Stack Overflow Asked by datta on November 27, 2020
I have some data that has unique IDs stored as a string in the form:
ddd.dddddaddd.dddddz
Where d
is some digit and a
/z
is some alphabet character. The digits may be 0-9 and the characters are either E
or W
for the a
and N
or S
for the z
.
I’d like to turn this into a unique integer and what I’ve tried using the hashlib
module returns:
>>> int(hashlib.sha256(str.encode(s)).hexdigest(), 16)
Output: a very long integer (on another system cannot copy it)
Is there a way to generate a unique integer ID from a string so that it does not exceed 12 digits? I know that I will never need a unique integer ID beyond 12 digits.
Just something simple:
>>> s = '123.45678W123.45678S'
>>> int(s.translate(str.maketrans('EWNS', '1234', '.')))
123456782123456784
Not the impossible 12 digits you're still asking for in the question, but under the 20 digits you allowed in the comments.

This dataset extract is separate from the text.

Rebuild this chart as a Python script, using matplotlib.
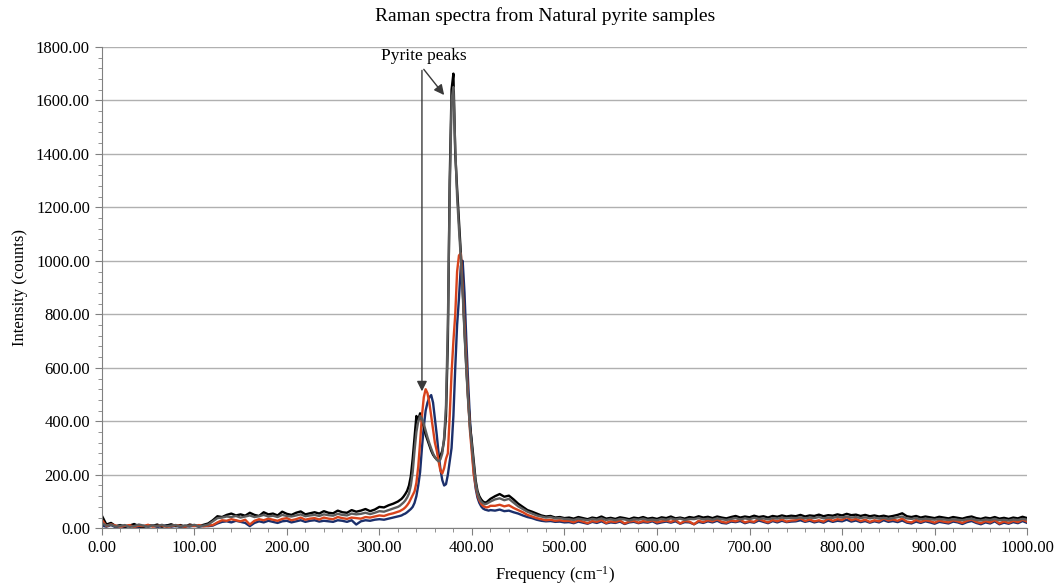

Correct answer by superb rain on November 27, 2020
As you are dealing with coordinates, I would try my best to keep the information in the final 12-digit ID.
Proposal for widespread points:
s = "123.45678N123.45678E"
ident = "".join([s[0:6],s[10:16]]).replace(".","")
q = 0
if s[9]=="N":
q+=1
if s[-1]=="E":
q+=2
ident+=str(q)+'0'
The example would translate to 123451234530
.
After computing the initial ident
numbers for each ID, you should loop through them and increment the last digit if an ident
is already taken.
This way you could easily reconstruct the location from the ID by just separating the first 10 digits to two degrees of the format ddd.dd and use the [-2] digit as an indicator of the quadrant (0:SW, 1:SE, 2:NW, 3:NE).